Spectral-Spatial Feature Reduction for Hyperspectral Image Classification with Optimized Technique Series

Abstract

Hyperspectral imaging (HSI) is increasingly being used in a wide range of practical applications. High correlations between and within classes, the curse of dimensionality, and overfitting have all piqued the interest of researchers. Because of the excellent feature extraction and good overall performance, deep learning-based algorithms with dimensionality reduction methods have been recommended as a viable alternative for hyperspectral image analysis. Principal component analysis (PCA) and Sparse PCA (SPCA) are commonly used in dimensionality reduction. Because each principal component is a linear mixture of the original variables, principal component analysis (PCA) is difficult to interpret, and SPCA cannot choose the most relevant features.
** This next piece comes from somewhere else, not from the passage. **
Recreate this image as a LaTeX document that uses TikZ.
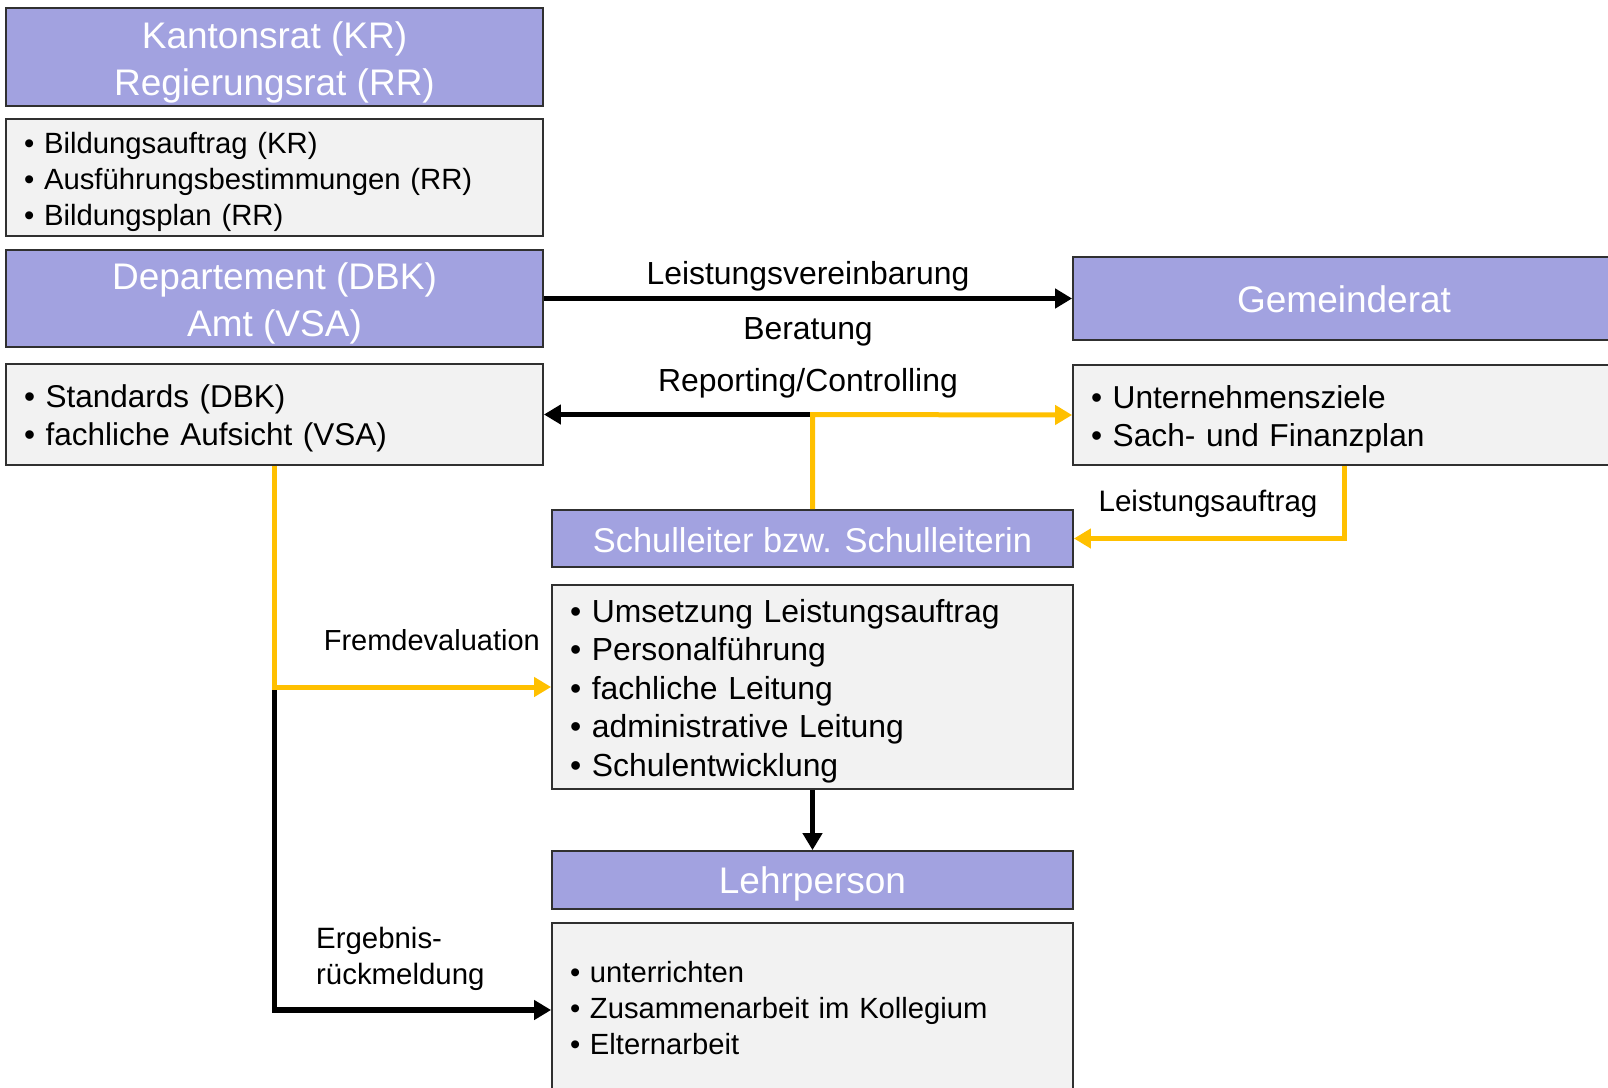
\documentclass[tikz,border=0pt]{standalone}
\usepackage{fontspec}
\setmainfont{Liberation Sans}
\usetikzlibrary{arrows.meta}
\definecolor{hdr}{HTML}{A2A2E0}
\definecolor{bodyfill}{HTML}{F2F2F2}
\definecolor{ylw}{HTML}{FFC000}
\definecolor{edge}{HTML}{303030}
\newcommand{\topstrut}[1]{\rule{0pt}{#1}}
\newcommand{\botstrut}[1]{\rule[-#1]{0pt}{#1}}
\begin{document}
\begin{tikzpicture}[x=1pt,y=-1pt,
  hdrbox/.style={draw=edge, line width=1.8pt, fill=hdr, text=white, align=center,
    inner sep=0pt, font=\fontsize{37}{47}\selectfont},
  listbox/.style={draw=edge, line width=1.8pt, fill=bodyfill, align=left,
    inner xsep=18pt, inner ysep=0pt},
  blk/.style={line width=5.5pt, draw=black, -{Triangle[length=17pt,width=19pt]}},
  yel/.style={line width=5pt, draw=ylw, -{Triangle[length=17pt,width=19pt]}},
  lbl/.style={inner sep=0pt}
]
\useasboundingbox (0,0) rectangle (1608,1087);
\clip (0,0) rectangle (1608,1087);
\fill[white] (0,0) rectangle (1608,1087);

% left column
\node[hdrbox, minimum width=537pt, minimum height=98pt] (kr) at (274.5,57)
  {\topstrut{37pt}Kantonsrat (KR)\\Regierungsrat (RR)};
\node[listbox, text width=501pt, minimum height=117pt,
  font=\fontsize{29.3}{36}\selectfont] (bild) at (274.5,177.5)
  {\topstrut{29.5pt}• Bildungsauftrag (KR)\\• Ausführungsbestimmungen (RR)\\• Bildungsplan (RR)};
\node[hdrbox, minimum width=537pt, minimum height=97pt] (dbk) at (274.5,298.5)
  {\topstrut{36pt}Departement (DBK)\\Amt (VSA)};
\node[listbox, text width=501pt, minimum height=101pt,
  font=\fontsize{31.5}{38}\selectfont] (std) at (274.5,414.5)
  {\topstrut{31.3pt}• Standards (DBK)\\• fachliche Aufsicht (VSA)};

% right column
\node[hdrbox, minimum width=542pt, minimum height=83pt] (gr) at (1344,298.5)
  {\topstrut{28.5pt}Gemeinderat};
\node[listbox, text width=506pt, minimum height=100pt,
  font=\fontsize{31.7}{38}\selectfont] (uz) at (1344,415)
  {\topstrut{31pt}• Unternehmensziele\\• Sach- und Finanzplan};

% middle column
\node[hdrbox, minimum width=521pt, minimum height=57pt,
  font=\fontsize{34.4}{40}\selectfont] (sl) at (812.5,538.5)
  {\topstrut{29pt}Schulleiter bzw. Schulleiterin};
\node[listbox, text width=485pt, minimum height=204pt,
  font=\fontsize{31.9}{38.5}\selectfont] (ums) at (812.5,687)
  {\topstrut{31.5pt}• Umsetzung Leistungsauftrag\\• Personalführung\\• fachliche Leitung\\• administrative Leitung\\• Schulentwicklung};
\node[hdrbox, minimum width=521pt, minimum height=58pt] (lp) at (812.5,880)
  {\topstrut{35pt}Lehrperson};
\node[listbox, text width=485pt, minimum height=174pt,
  font=\fontsize{29.2}{36}\selectfont] (unt) at (812.5,1010)
  {• unterrichten\\• Zusammenarbeit im Kollegium\\• Elternarbeit\botstrut{4pt}};

% connectors
\draw[blk] (dbk.east) -- (gr.west);
\coordinate (junc) at (sl.north |- std.east);
\draw[blk] (junc) -- (std.east);
\draw[yel] (sl.north) -- (junc) -- (uz.west);
\draw[yel] (uz.south) |- (sl.east);
\coordinate (corner) at (std.south |- ums.west);
\draw[blk] (corner) |- (unt.west);
\draw[yel] (std.south) |- (ums.west);
\draw[blk] (ums.south) -- (lp.north);

% labels
\node[lbl, font=\fontsize{31.9}{38}\selectfont] (l1) at (808,276.5) {Leistungsvereinbarung};
\node[lbl, font=\fontsize{31.9}{38}\selectfont] (l2) at (808,332) {Beratung};
\node[lbl, font=\fontsize{31.9}{38}\selectfont] (l3) at (808,383) {Reporting/Controlling};
\node[lbl, font=\fontsize{29.6}{35}\selectfont] (l4) at (1208,504) {Leistungsauftrag};
\node[lbl, anchor=east, font=\fontsize{29}{35}\selectfont] (l5) at (540,640) {Fremdevaluation};
\node[lbl, anchor=west, align=left, font=\fontsize{29.4}{36}\selectfont] (l6) at (316,958.5)
  {Ergebnis-\\rückmeldung};
\end{tikzpicture}
\end{document}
To overcome the issue, a mutual information-based greedy feature selection approach called minimum redundancy maximum relevancy (mRMR) is combined with SPCA (SPCA-mRMR). Many deep learning combination techniques rely on the 2D and 3D Convolutional Neural Network (CNN) methodologies. A fused 3D-2D CNN model is less difficult than a 3D-CNN alone, yet it can also operate effectively in noisy settings with few training examples. Therefore, SPCA-mRMR and fused 3D-2D CNN are used to create a hybrid model called HMC-NET for HSI classification. Several optimization strategies are used to address overfitting and improve classification accuracy. To assess the efficacy of this proposed technique, performance results were compared to highly regarded models with fewer variables.